• [Set exercise]:
Copy exactly the lines that run from the top of the listing to the line containing "const yTicks = [-0.4, -0.2, 0, 0.2, 0.4];", both ends included, and omit the pictures.

• [Recorded information]:
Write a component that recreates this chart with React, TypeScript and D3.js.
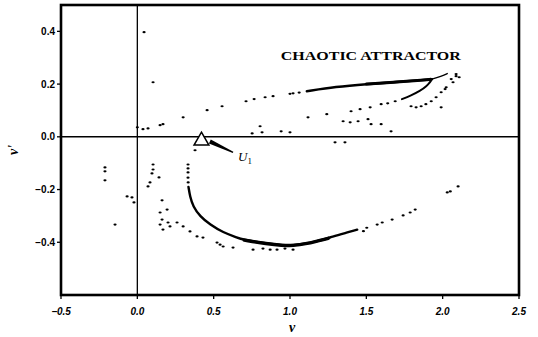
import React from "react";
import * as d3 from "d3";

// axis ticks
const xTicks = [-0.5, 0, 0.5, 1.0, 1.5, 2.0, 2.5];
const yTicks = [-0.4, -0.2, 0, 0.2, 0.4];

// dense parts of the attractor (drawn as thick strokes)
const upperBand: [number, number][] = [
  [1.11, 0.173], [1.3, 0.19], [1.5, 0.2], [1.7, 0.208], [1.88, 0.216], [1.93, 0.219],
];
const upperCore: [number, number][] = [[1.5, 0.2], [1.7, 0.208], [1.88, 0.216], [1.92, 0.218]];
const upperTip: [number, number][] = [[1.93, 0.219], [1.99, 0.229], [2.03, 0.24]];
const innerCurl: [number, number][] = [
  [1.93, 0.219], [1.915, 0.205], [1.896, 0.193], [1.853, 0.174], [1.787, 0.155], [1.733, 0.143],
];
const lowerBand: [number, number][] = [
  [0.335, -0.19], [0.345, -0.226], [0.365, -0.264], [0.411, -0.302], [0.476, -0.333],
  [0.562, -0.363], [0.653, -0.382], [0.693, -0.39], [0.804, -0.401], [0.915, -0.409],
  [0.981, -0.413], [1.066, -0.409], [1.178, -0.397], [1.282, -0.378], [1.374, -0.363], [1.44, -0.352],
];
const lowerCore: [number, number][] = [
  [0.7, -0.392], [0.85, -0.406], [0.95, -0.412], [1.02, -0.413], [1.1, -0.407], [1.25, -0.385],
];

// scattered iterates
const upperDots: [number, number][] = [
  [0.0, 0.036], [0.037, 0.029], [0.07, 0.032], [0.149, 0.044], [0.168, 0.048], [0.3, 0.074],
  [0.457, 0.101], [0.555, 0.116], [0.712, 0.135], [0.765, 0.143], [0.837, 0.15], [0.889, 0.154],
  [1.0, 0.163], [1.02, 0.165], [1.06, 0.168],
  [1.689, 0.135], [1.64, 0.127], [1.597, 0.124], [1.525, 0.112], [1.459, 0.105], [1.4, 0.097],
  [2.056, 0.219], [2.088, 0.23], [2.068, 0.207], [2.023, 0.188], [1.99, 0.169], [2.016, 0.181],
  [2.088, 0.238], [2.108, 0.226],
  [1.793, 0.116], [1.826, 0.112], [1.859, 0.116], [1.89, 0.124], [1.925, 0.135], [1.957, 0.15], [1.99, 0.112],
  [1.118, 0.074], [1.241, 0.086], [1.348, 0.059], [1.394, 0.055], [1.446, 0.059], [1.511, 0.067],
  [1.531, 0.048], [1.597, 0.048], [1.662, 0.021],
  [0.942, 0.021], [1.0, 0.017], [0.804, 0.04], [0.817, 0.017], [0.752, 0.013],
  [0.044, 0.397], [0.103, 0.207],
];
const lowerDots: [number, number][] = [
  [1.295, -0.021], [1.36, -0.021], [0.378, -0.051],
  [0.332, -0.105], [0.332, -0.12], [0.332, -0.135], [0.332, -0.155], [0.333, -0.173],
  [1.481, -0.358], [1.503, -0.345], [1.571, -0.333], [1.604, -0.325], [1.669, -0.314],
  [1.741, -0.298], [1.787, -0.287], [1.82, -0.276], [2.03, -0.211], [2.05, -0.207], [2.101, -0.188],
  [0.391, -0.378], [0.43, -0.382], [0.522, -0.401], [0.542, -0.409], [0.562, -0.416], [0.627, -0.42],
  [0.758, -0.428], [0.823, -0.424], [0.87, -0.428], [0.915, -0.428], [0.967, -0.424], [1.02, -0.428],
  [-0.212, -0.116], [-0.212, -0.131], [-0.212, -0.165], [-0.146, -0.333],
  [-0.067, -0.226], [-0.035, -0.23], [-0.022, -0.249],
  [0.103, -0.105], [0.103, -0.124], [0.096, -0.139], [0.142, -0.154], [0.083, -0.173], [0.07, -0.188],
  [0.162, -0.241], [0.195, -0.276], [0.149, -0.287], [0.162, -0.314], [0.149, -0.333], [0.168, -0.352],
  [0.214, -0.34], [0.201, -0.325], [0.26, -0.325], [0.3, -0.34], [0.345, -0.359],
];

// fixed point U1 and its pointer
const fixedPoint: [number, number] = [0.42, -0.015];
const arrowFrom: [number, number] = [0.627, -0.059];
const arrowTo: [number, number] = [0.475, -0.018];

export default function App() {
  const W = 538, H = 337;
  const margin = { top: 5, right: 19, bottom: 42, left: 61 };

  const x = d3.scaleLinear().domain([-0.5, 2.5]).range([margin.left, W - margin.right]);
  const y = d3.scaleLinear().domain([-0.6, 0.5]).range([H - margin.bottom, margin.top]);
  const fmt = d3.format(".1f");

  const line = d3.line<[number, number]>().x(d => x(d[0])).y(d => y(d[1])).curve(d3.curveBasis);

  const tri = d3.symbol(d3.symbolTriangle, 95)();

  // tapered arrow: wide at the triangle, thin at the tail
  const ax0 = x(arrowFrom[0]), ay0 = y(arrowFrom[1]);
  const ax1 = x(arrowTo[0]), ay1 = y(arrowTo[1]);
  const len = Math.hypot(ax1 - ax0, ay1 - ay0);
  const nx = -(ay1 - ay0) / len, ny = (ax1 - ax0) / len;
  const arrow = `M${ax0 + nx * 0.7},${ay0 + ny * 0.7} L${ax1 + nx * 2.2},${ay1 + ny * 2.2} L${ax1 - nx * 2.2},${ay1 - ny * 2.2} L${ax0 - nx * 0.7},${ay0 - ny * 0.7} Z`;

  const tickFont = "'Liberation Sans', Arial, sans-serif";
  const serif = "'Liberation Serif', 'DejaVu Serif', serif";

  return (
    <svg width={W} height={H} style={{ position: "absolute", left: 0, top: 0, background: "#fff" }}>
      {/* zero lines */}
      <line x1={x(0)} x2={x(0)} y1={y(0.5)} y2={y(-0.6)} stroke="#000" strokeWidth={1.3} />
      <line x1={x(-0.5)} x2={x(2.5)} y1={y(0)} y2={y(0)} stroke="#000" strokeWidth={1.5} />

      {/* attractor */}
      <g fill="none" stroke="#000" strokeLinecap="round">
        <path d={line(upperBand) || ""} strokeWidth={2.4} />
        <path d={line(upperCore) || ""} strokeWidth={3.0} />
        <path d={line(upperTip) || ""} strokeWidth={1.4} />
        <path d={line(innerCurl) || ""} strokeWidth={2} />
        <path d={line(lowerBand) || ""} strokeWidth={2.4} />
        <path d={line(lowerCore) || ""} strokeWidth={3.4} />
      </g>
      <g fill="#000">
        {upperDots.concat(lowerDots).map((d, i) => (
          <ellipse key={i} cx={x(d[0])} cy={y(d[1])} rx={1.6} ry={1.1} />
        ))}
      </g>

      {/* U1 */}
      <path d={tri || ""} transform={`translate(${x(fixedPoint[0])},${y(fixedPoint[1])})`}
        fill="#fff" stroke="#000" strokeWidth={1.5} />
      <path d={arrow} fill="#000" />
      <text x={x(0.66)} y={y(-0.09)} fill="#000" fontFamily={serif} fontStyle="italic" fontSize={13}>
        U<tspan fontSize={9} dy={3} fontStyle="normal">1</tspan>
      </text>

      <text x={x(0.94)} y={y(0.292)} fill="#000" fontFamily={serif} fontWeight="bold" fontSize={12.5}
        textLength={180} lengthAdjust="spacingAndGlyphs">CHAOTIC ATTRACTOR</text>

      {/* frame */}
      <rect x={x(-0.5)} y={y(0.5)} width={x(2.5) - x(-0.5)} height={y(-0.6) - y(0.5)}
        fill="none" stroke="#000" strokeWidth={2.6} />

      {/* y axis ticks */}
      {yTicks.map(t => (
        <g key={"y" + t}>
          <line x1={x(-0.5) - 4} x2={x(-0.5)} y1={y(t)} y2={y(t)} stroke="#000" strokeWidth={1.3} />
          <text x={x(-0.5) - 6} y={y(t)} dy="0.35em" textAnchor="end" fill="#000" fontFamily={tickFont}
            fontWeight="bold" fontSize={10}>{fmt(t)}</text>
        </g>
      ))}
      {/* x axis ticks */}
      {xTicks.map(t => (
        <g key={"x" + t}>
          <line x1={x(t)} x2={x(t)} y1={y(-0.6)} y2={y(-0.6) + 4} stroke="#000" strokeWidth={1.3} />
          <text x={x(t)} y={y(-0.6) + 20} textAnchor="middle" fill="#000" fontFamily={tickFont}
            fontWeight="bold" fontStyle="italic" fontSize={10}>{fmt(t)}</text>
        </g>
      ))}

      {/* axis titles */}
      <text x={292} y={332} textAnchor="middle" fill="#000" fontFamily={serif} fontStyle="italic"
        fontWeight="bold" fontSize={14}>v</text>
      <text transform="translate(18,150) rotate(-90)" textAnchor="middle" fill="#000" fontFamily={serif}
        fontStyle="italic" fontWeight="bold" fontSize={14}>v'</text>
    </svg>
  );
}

• [Answer to the exercise]:
Write a component that recreates this chart with React, TypeScript and D3.js.
import React from "react";
import * as d3 from "d3";

// axis ticks
const xTicks = [-0.5, 0, 0.5, 1.0, 1.5, 2.0, 2.5];
const yTicks = [-0.4, -0.2, 0, 0.2, 0.4];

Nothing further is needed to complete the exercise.